Written task » Repeat, exactly and in full, the lines of the listing below, but without any pictures.

Dataset excerpt »
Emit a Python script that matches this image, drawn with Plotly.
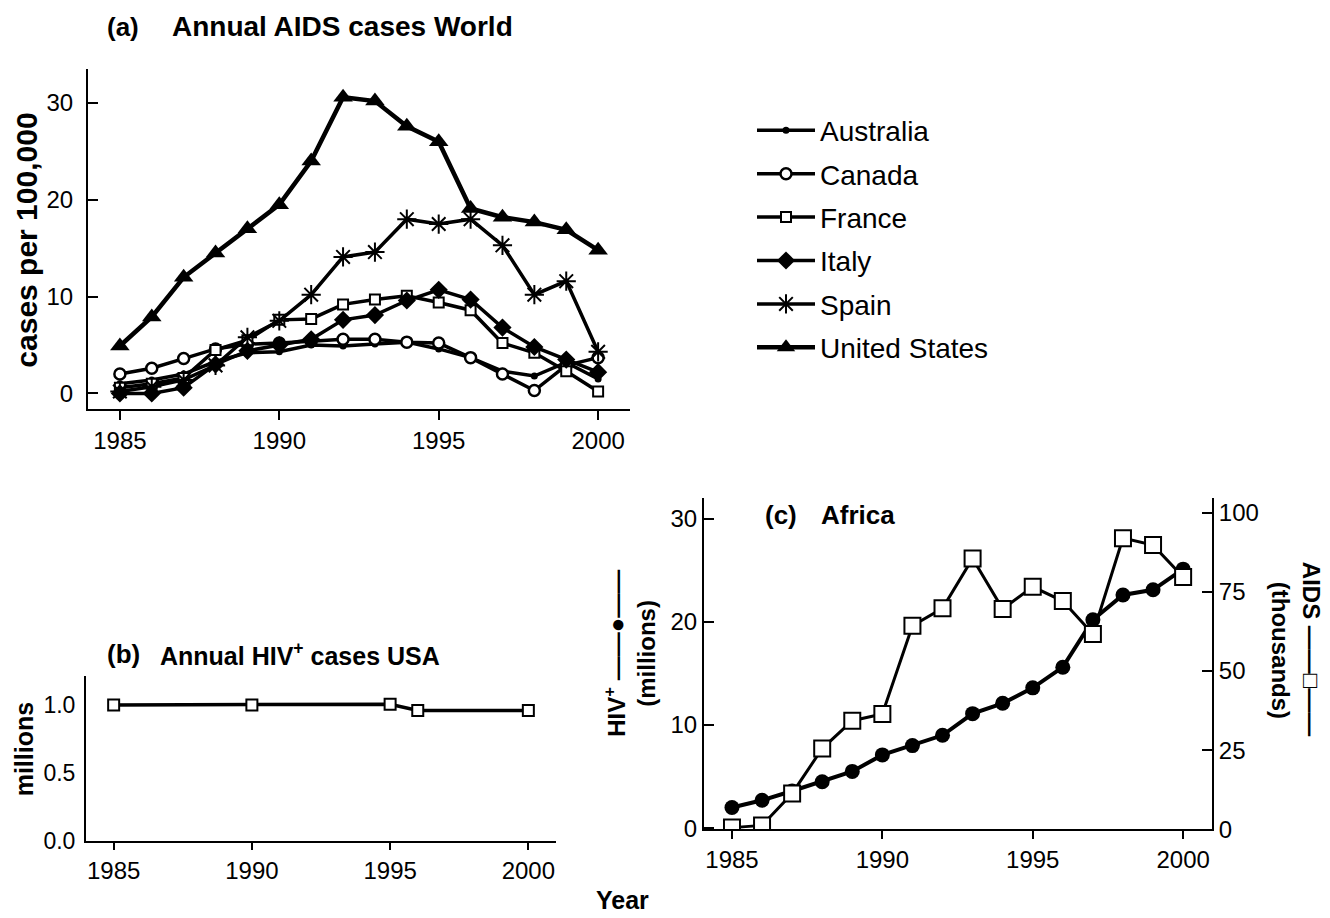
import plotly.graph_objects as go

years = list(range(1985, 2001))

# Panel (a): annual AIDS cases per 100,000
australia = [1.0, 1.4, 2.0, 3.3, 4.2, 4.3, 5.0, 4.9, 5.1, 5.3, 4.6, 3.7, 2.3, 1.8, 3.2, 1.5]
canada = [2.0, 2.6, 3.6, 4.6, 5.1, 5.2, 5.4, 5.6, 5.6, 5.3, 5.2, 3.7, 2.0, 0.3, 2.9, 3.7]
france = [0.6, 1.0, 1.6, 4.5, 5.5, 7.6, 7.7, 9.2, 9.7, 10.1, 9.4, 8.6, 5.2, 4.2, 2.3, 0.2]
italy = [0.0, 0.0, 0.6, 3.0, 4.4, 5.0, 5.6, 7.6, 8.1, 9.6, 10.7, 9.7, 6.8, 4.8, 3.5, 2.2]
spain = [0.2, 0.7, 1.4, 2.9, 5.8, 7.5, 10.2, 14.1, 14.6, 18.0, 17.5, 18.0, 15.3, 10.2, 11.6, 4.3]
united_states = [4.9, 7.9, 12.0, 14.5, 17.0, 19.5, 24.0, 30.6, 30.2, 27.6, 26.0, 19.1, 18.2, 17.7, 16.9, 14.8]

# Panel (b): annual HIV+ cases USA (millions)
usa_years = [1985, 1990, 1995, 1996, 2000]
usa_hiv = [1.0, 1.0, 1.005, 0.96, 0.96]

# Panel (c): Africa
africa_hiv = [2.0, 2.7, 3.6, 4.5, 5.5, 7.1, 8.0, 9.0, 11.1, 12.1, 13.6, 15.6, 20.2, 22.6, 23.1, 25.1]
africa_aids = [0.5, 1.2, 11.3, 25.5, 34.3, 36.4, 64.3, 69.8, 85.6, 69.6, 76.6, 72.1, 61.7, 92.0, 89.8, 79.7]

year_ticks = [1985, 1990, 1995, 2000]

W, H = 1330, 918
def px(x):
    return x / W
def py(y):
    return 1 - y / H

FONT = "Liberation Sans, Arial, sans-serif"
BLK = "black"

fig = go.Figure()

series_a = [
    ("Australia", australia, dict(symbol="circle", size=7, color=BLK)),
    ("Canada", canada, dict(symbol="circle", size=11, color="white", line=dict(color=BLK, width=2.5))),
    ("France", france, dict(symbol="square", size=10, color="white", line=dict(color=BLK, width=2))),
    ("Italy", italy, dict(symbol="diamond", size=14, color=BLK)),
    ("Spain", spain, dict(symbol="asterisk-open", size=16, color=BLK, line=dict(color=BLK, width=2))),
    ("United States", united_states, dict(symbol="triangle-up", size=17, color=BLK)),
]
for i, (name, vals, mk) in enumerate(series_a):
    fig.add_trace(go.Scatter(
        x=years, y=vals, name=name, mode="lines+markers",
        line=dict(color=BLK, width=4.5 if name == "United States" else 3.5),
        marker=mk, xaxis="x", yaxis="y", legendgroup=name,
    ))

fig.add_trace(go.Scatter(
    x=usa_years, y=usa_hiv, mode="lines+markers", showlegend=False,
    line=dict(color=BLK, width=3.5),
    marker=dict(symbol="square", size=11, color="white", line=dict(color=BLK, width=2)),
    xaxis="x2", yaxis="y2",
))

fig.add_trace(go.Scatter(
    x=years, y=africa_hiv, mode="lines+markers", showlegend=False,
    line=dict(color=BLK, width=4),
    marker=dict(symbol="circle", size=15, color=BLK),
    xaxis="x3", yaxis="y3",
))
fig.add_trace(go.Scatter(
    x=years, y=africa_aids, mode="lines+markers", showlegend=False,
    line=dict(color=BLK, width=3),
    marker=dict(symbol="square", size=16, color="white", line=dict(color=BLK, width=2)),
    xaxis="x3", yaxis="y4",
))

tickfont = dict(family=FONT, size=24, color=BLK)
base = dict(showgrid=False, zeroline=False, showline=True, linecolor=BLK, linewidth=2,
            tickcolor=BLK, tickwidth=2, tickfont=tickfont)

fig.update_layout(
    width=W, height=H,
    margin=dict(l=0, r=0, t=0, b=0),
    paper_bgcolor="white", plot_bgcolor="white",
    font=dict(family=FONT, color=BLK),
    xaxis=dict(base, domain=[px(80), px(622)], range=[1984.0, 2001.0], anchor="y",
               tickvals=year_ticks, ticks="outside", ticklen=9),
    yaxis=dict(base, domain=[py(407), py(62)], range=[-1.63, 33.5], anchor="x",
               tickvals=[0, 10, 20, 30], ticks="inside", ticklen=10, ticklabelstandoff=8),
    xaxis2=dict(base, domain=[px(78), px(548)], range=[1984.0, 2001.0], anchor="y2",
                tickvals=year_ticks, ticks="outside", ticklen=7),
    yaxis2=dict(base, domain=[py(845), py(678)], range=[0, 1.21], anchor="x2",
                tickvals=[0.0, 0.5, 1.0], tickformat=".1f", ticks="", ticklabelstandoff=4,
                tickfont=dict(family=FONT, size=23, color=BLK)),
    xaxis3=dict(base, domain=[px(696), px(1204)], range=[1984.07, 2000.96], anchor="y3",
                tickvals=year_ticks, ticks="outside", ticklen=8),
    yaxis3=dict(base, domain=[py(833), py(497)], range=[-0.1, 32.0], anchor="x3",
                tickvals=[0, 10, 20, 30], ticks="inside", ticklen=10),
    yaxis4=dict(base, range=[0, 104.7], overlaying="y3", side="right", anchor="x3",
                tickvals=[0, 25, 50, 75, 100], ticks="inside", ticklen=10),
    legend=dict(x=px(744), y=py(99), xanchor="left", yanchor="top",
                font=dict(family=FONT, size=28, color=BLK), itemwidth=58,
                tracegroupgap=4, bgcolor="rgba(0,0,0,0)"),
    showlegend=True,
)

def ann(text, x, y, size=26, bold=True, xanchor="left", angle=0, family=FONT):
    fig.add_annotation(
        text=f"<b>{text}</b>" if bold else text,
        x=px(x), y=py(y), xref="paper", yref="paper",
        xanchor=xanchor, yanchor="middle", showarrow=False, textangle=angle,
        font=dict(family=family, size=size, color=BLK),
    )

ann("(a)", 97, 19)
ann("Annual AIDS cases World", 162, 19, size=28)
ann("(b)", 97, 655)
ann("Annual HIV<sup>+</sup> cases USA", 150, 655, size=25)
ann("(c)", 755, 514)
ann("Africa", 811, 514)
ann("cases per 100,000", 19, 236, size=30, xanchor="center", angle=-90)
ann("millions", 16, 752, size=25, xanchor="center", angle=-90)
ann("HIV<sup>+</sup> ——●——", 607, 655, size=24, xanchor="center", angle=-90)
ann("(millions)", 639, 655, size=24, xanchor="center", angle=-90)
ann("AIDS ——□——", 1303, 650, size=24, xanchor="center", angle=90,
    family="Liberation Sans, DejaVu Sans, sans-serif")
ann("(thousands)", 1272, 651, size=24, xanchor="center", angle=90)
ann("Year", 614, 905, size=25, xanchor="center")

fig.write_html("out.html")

Response to this exercise »
Emit a Python script that matches this image, drawn with Plotly.
import plotly.graph_objects as go

years = list(range(1985, 2001))

# Panel (a): annual AIDS cases per 100,000
australia = [1.0, 1.4, 2.0, 3.3, 4.2, 4.3, 5.0, 4.9, 5.1, 5.3, 4.6, 3.7, 2.3, 1.8, 3.2, 1.5]
canada = [2.0, 2.6, 3.6, 4.6, 5.1, 5.2, 5.4, 5.6, 5.6, 5.3, 5.2, 3.7, 2.0, 0.3, 2.9, 3.7]
france = [0.6, 1.0, 1.6, 4.5, 5.5, 7.6, 7.7, 9.2, 9.7, 10.1, 9.4, 8.6, 5.2, 4.2, 2.3, 0.2]
italy = [0.0, 0.0, 0.6, 3.0, 4.4, 5.0, 5.6, 7.6, 8.1, 9.6, 10.7, 9.7, 6.8, 4.8, 3.5, 2.2]
spain = [0.2, 0.7, 1.4, 2.9, 5.8, 7.5, 10.2, 14.1, 14.6, 18.0, 17.5, 18.0, 15.3, 10.2, 11.6, 4.3]
united_states = [4.9, 7.9, 12.0, 14.5, 17.0, 19.5, 24.0, 30.6, 30.2, 27.6, 26.0, 19.1, 18.2, 17.7, 16.9, 14.8]

# Panel (b): annual HIV+ cases USA (millions)
usa_years = [1985, 1990, 1995, 1996, 2000]
usa_hiv = [1.0, 1.0, 1.005, 0.96, 0.96]

# Panel (c): Africa
africa_hiv = [2.0, 2.7, 3.6, 4.5, 5.5, 7.1, 8.0, 9.0, 11.1, 12.1, 13.6, 15.6, 20.2, 22.6, 23.1, 25.1]
africa_aids = [0.5, 1.2, 11.3, 25.5, 34.3, 36.4, 64.3, 69.8, 85.6, 69.6, 76.6, 72.1, 61.7, 92.0, 89.8, 79.7]

year_ticks = [1985, 1990, 1995, 2000]

W, H = 1330, 918
def px(x):
    return x / W
def py(y):
    return 1 - y / H

FONT = "Liberation Sans, Arial, sans-serif"
BLK = "black"

fig = go.Figure()

series_a = [
    ("Australia", australia, dict(symbol="circle", size=7, color=BLK)),
    ("Canada", canada, dict(symbol="circle", size=11, color="white", line=dict(color=BLK, width=2.5))),
    ("France", france, dict(symbol="square", size=10, color="white", line=dict(color=BLK, width=2))),
    ("Italy", italy, dict(symbol="diamond", size=14, color=BLK)),
    ("Spain", spain, dict(symbol="asterisk-open", size=16, color=BLK, line=dict(color=BLK, width=2))),
    ("United States", united_states, dict(symbol="triangle-up", size=17, color=BLK)),
]
for i, (name, vals, mk) in enumerate(series_a):
    fig.add_trace(go.Scatter(
        x=years, y=vals, name=name, mode="lines+markers",
        line=dict(color=BLK, width=4.5 if name == "United States" else 3.5),
        marker=mk, xaxis="x", yaxis="y", legendgroup=name,
    ))

fig.add_trace(go.Scatter(
    x=usa_years, y=usa_hiv, mode="lines+markers", showlegend=False,
    line=dict(color=BLK, width=3.5),
    marker=dict(symbol="square", size=11, color="white", line=dict(color=BLK, width=2)),
    xaxis="x2", yaxis="y2",
))

fig.add_trace(go.Scatter(
    x=years, y=africa_hiv, mode="lines+markers", showlegend=False,
    line=dict(color=BLK, width=4),
    marker=dict(symbol="circle", size=15, color=BLK),
    xaxis="x3", yaxis="y3",
))
fig.add_trace(go.Scatter(
    x=years, y=africa_aids, mode="lines+markers", showlegend=False,
    line=dict(color=BLK, width=3),
    marker=dict(symbol="square", size=16, color="white", line=dict(color=BLK, width=2)),
    xaxis="x3", yaxis="y4",
))

tickfont = dict(family=FONT, size=24, color=BLK)
base = dict(showgrid=False, zeroline=False, showline=True, linecolor=BLK, linewidth=2,
            tickcolor=BLK, tickwidth=2, tickfont=tickfont)

fig.update_layout(
    width=W, height=H,
    margin=dict(l=0, r=0, t=0, b=0),
    paper_bgcolor="white", plot_bgcolor="white",
    font=dict(family=FONT, color=BLK),
    xaxis=dict(base, domain=[px(80), px(622)], range=[1984.0, 2001.0], anchor="y",
               tickvals=year_ticks, ticks="outside", ticklen=9),
    yaxis=dict(base, domain=[py(407), py(62)], range=[-1.63, 33.5], anchor="x",
               tickvals=[0, 10, 20, 30], ticks="inside", ticklen=10, ticklabelstandoff=8),
    xaxis2=dict(base, domain=[px(78), px(548)], range=[1984.0, 2001.0], anchor="y2",
                tickvals=year_ticks, ticks="outside", ticklen=7),
    yaxis2=dict(base, domain=[py(845), py(678)], range=[0, 1.21], anchor="x2",
                tickvals=[0.0, 0.5, 1.0], tickformat=".1f", ticks="", ticklabelstandoff=4,
                tickfont=dict(family=FONT, size=23, color=BLK)),
    xaxis3=dict(base, domain=[px(696), px(1204)], range=[1984.07, 2000.96], anchor="y3",
                tickvals=year_ticks, ticks="outside", ticklen=8),
    yaxis3=dict(base, domain=[py(833), py(497)], range=[-0.1, 32.0], anchor="x3",
                tickvals=[0, 10, 20, 30], ticks="inside", ticklen=10),
    yaxis4=dict(base, range=[0, 104.7], overlaying="y3", side="right", anchor="x3",
                tickvals=[0, 25, 50, 75, 100], ticks="inside", ticklen=10),
    legend=dict(x=px(744), y=py(99), xanchor="left", yanchor="top",
                font=dict(family=FONT, size=28, color=BLK), itemwidth=58,
                tracegroupgap=4, bgcolor="rgba(0,0,0,0)"),
    showlegend=True,
)

def ann(text, x, y, size=26, bold=True, xanchor="left", angle=0, family=FONT):
    fig.add_annotation(
        text=f"<b>{text}</b>" if bold else text,
        x=px(x), y=py(y), xref="paper", yref="paper",
        xanchor=xanchor, yanchor="middle", showarrow=False, textangle=angle,
        font=dict(family=family, size=size, color=BLK),
    )

ann("(a)", 97, 19)
ann("Annual AIDS cases World", 162, 19, size=28)
ann("(b)", 97, 655)
ann("Annual HIV<sup>+</sup> cases USA", 150, 655, size=25)
ann("(c)", 755, 514)
ann("Africa", 811, 514)
ann("cases per 100,000", 19, 236, size=30, xanchor="center", angle=-90)
ann("millions", 16, 752, size=25, xanchor="center", angle=-90)
ann("HIV<sup>+</sup> ——●——", 607, 655, size=24, xanchor="center", angle=-90)
ann("(millions)", 639, 655, size=24, xanchor="center", angle=-90)
ann("AIDS ——□——", 1303, 650, size=24, xanchor="center", angle=90,
    family="Liberation Sans, DejaVu Sans, sans-serif")
ann("(thousands)", 1272, 651, size=24, xanchor="center", angle=90)
ann("Year", 614, 905, size=25, xanchor="center")

fig.write_html("out.html")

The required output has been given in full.